OpinionTake

Turn 3 Klondike Is for Masochists, and That’s Fine

Turn 3 Klondike has an 11–18% human win rate. You are not bad at it. It is bad at you.

Nicholas Marks
2 min read

When Windows Solitaire shipped Turn 3 as the default in 1990, it was not an accident. Microsoft set it as the default because Turn 1 felt too easy for the engineers who built it. Those engineers were, by definition, not representative of anyone who would actually use the product.

Here is the math that matters: of every 100 Turn 3 deals you play, a perfect player with perfect information could win roughly 82–91 of them. Real players win 11–18. The gap is not a skill deficit — it is an information deficit. Turn 3 buries two-thirds of the stock from view at any given moment. You are being asked to plan around cards you cannot see, cycling a 24-card hand three at a time and hoping the right card surfaces before the window closes.

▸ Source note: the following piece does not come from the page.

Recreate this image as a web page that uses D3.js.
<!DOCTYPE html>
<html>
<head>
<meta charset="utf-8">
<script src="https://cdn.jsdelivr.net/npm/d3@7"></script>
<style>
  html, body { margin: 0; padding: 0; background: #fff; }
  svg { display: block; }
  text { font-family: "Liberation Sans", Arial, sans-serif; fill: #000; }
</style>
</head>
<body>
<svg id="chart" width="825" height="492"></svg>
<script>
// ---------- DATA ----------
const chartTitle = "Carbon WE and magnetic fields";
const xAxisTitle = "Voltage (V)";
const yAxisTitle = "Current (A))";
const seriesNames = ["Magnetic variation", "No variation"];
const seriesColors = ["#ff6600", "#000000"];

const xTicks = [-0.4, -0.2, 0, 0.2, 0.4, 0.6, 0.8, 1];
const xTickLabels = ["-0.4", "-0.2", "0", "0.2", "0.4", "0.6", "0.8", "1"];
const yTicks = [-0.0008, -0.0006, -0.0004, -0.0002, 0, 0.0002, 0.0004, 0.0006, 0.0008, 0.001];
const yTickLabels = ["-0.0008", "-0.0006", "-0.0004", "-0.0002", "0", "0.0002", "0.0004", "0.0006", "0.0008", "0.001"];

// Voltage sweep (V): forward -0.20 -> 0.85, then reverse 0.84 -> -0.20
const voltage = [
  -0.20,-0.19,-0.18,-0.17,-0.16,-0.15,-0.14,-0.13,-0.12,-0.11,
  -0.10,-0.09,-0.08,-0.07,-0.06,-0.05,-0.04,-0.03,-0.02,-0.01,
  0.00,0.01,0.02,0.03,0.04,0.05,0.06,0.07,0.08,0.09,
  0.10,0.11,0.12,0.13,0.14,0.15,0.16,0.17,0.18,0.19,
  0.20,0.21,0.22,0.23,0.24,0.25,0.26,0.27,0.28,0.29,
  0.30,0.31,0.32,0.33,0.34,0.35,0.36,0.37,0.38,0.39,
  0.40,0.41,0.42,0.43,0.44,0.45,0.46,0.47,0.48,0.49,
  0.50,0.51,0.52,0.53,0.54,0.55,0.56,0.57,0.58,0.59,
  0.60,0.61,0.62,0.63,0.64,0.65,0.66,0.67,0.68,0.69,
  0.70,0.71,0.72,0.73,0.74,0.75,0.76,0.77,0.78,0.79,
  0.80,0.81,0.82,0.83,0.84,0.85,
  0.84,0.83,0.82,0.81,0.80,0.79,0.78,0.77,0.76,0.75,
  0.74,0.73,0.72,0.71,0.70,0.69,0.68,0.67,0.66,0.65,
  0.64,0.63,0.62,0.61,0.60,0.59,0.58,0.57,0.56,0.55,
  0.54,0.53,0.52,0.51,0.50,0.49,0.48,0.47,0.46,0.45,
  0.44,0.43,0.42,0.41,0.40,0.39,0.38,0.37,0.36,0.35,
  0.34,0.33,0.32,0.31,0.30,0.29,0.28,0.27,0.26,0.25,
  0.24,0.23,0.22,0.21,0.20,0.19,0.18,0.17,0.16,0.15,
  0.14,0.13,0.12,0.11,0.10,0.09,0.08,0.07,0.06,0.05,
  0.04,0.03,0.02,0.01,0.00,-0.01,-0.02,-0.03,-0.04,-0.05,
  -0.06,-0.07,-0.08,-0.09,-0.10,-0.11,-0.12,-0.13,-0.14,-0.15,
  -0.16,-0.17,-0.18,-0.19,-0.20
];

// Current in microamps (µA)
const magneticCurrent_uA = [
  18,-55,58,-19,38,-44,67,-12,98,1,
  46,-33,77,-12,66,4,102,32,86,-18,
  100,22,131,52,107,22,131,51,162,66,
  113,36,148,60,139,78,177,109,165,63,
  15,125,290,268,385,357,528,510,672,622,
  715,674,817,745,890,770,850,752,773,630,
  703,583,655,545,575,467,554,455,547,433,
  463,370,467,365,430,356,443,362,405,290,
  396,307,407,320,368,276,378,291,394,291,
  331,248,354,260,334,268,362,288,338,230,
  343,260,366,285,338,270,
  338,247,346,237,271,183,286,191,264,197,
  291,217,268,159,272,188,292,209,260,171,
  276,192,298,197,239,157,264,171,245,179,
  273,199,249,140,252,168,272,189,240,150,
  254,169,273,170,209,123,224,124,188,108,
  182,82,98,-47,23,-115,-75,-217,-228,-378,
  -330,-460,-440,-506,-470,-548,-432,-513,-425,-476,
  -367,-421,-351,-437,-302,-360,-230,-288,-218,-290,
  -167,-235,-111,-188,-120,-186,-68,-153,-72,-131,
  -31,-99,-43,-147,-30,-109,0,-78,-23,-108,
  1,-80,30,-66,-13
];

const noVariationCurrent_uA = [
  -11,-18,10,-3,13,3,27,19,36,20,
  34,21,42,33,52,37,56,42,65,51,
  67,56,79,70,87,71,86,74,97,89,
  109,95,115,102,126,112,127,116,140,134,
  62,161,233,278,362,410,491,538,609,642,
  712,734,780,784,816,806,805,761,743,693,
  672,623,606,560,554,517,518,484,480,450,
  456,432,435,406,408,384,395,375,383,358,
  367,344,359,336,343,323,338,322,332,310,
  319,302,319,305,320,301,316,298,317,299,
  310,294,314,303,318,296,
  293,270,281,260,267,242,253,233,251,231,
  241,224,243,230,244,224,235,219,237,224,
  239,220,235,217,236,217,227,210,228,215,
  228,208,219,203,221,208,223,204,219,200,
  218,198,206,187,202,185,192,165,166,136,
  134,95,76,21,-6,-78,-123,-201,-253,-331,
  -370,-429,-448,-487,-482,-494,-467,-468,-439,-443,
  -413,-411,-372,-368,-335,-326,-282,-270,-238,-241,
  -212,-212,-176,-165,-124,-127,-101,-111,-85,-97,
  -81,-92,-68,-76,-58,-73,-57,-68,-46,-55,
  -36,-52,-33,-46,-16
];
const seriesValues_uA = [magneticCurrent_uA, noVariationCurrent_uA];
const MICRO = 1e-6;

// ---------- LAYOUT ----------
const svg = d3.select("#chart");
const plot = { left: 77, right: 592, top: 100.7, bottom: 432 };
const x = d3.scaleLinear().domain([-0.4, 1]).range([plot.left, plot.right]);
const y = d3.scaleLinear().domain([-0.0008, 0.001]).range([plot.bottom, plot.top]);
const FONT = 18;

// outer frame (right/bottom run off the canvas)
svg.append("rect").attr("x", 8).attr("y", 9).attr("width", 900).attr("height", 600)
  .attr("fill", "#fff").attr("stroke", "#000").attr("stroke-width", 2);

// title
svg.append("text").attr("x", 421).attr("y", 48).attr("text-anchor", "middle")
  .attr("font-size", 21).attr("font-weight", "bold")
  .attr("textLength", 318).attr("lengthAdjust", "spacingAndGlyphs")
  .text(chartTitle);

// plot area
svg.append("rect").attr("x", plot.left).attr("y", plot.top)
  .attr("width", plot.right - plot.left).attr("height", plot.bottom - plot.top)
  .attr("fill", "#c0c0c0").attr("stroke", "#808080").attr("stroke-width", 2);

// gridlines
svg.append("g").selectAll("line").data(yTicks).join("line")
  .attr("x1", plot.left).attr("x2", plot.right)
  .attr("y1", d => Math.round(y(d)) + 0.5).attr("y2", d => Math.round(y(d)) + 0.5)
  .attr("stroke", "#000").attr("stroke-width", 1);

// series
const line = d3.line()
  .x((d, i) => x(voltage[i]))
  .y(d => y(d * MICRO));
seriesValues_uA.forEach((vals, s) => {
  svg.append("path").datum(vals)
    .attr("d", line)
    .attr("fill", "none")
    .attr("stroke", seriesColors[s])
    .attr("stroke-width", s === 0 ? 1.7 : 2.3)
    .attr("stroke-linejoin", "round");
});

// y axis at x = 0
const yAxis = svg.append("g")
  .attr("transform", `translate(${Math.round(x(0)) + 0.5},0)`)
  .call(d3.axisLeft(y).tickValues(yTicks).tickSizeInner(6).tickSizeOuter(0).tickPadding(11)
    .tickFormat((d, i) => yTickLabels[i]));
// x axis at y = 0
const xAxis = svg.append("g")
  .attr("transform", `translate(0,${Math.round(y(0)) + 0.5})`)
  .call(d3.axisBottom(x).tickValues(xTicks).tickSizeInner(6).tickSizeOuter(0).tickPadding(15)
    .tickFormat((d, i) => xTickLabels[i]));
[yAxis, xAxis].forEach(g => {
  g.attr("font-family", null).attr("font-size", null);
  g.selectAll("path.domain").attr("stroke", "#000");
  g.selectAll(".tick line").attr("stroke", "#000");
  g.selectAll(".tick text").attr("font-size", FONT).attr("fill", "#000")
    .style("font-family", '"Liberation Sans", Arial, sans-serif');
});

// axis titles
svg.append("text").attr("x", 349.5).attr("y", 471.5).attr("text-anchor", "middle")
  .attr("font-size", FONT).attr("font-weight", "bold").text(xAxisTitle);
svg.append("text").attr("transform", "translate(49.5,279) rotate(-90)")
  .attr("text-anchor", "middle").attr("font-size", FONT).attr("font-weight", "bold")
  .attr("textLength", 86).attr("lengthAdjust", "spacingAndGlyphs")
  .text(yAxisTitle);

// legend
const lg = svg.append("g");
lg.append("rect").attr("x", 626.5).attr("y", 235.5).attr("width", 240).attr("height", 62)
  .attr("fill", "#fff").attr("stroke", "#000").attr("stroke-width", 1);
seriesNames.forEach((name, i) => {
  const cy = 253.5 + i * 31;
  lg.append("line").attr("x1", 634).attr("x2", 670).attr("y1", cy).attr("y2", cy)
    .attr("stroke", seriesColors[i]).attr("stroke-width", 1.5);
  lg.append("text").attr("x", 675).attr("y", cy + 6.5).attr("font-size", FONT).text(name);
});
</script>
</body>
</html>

This is not solvable by getting better at solitaire. It is solvable by switching to Turn 1. Turn 1 gives a 35–45% human win rate with the same underlying game. The extra information — one card visible instead of three — makes an enormous difference to a human player, even though it shifts the theoretical maximum by only a few percentage points.

None of this means Turn 3 is bad. If Turn 1 has become automatic, Turn 3 is genuinely interesting. The cyclic stock constraint forces long-range planning that Turn 1 never requires. But go in knowing: you are signing up for a game designed to punish you for not knowing things you cannot know. Enjoy that for what it is.

You are signing up for a game designed to punish you for not knowing things you cannot know.